Not quite. There may be "something dramatically wrong in terms of how we approach the issue of criminal justice." While Senator Webb is concerned about the lack of treatment of mentally ill inmates, the "sharp increase" of individuals incarcerated for drug offenses, and the preponderance of blacks in (federal) prison, many Americans believe judges hand out weak sentences, inmates are coddled, and the death penalty should be more widely applied.

But the rate of incarceration in the United States, which Webb notes is far greater than in the world as a whole, does not suggest that we may "have the most evil people on earth" nor does it alone prove that our approach is radically misguided. Nor does the fact that African-Americans, as the Senator points out, are only approximately 12% of our population but "end up being 37% of those arrested on drug charges, 59% of those convicted, and 74% of those sentenced to prison by the numbers that have been provided by us."

Without using the "r" word, Webb appears to assume that racial bigotry accounts for the disproportionate number of black Americans in penal institutions. This is disappointing- and rather curious- for a man whose Wikipedia entry indicates wrote an op-ed piece in The Wall Street Journal in 2006 which

addressed what Webb feels is a growing economic inequality in the United States, touching on what he feels are overly permissive immigration policies, extravagant executive compensation, the detrimental effects of free trade and globalization, iniquitous tax cuts, and speedily rising health care costs, and attacking the "elites" who he says perpetuate the aforementioned woes for their personal economic gain.

In the same article, the newly-elected senator wrote

The most important--and unfortunately the least debated--issue in politics today is our society's steady drift toward a class-based system, the likes of which we have not seen since the 19th century.... If it remains unchecked, this bifurcation of opportunities and advantages along class lines has the potential to bring a period of political unrest.

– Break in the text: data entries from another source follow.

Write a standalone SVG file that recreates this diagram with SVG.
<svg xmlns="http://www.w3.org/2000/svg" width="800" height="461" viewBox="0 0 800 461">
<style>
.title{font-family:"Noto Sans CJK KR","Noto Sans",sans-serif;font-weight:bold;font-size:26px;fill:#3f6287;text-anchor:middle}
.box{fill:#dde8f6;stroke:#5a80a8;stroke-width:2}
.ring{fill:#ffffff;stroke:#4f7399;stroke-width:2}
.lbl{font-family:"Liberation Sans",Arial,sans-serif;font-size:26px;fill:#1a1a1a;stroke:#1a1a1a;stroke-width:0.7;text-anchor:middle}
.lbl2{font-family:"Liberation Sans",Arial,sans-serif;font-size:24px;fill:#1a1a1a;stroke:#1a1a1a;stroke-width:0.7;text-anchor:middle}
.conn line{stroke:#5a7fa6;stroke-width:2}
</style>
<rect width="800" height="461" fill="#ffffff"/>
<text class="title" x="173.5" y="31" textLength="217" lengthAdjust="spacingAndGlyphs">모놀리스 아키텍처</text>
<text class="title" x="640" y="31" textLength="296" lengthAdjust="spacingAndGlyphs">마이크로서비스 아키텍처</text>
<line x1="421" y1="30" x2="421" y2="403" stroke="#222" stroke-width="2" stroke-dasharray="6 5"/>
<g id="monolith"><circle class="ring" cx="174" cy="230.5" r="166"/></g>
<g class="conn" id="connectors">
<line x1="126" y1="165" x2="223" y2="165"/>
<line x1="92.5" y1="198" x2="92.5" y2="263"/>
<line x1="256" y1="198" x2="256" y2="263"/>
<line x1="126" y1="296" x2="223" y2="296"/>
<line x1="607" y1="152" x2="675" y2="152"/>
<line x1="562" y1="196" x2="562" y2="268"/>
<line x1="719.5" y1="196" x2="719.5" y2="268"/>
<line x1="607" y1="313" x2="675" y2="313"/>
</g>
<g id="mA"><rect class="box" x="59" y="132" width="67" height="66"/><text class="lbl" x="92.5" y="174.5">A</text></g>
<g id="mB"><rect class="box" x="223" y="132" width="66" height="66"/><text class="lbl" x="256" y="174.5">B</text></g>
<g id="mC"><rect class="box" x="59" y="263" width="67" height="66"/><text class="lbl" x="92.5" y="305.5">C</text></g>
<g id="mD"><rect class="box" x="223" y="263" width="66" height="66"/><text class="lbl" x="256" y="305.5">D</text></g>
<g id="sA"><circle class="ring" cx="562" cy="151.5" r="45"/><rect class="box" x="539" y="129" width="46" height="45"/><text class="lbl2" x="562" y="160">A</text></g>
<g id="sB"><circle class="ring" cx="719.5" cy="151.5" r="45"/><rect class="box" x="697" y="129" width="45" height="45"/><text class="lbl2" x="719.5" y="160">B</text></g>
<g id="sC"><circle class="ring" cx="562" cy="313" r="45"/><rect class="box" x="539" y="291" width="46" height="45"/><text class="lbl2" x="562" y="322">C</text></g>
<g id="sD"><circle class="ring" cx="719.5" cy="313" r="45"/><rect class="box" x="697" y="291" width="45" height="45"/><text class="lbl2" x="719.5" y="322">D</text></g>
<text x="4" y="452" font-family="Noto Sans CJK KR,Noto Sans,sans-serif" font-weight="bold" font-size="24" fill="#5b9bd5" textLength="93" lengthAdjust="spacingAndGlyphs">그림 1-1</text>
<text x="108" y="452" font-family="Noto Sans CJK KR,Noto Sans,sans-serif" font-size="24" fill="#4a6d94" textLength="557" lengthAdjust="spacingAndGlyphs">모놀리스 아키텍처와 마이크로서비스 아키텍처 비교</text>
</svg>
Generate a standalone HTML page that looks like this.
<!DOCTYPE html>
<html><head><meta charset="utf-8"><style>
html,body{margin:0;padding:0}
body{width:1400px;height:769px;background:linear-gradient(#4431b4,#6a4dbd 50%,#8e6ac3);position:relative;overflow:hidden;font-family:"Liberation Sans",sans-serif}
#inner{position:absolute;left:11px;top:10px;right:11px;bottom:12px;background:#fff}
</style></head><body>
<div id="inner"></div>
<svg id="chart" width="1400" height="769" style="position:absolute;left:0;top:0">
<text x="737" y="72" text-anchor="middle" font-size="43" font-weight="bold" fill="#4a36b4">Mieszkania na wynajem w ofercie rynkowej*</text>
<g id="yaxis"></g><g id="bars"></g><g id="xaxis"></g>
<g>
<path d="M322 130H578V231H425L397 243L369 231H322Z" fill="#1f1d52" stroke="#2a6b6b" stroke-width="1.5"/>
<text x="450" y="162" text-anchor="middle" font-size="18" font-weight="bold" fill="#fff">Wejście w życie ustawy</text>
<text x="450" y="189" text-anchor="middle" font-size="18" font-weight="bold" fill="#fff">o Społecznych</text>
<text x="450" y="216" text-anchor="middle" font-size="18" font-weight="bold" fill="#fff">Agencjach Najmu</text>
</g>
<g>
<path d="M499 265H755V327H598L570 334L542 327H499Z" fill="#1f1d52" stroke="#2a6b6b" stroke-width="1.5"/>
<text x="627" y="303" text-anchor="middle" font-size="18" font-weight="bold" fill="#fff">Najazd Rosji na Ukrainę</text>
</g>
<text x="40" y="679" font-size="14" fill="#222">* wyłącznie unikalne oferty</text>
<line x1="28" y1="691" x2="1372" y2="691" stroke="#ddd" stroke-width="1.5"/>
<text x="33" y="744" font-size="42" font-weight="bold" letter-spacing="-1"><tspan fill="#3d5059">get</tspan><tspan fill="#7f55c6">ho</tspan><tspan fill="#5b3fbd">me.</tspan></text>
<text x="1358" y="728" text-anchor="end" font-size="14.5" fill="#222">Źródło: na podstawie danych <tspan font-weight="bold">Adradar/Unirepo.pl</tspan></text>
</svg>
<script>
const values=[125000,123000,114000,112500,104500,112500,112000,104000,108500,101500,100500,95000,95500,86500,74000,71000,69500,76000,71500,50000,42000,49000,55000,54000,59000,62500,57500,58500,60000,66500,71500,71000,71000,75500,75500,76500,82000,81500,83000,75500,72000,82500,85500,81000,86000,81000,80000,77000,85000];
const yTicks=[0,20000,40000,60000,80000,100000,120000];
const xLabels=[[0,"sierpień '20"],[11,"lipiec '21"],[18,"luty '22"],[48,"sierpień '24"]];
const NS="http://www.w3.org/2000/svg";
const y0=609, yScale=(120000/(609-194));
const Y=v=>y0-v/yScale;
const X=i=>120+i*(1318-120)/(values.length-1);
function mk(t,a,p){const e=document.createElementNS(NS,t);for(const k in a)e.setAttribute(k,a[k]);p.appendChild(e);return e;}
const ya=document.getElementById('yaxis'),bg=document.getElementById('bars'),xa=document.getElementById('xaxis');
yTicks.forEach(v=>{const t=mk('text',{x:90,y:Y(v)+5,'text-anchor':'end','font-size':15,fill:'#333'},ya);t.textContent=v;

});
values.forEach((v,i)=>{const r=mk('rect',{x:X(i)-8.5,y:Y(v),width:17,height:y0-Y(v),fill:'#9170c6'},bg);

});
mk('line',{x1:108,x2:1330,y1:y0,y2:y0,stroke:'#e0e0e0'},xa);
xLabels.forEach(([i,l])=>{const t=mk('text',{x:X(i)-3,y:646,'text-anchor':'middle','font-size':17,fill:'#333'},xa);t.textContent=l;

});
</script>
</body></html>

It's unfortunate that Webb's critical emphasis on the poverty endured by many white Americans has obscured the reality that black Americans more often are plagued with lower incomes, more substandard housing, inadequate education and health care, dysfunctional family structure, and thus, not surprisingly (though Webb claims otherwise in his Senate remarks), a higher rate of usage of hard drugs. And if the"growing income inequality in the United States might "bring a period of political unrest," it clearly is a factor in the incidence of crime. Were the Senator willing to press for a study of the bifurcation of American society rather than repeating the tired bromides about the faults of the justice system, he would be demonstrating the courage which otherwise have characterized his public career.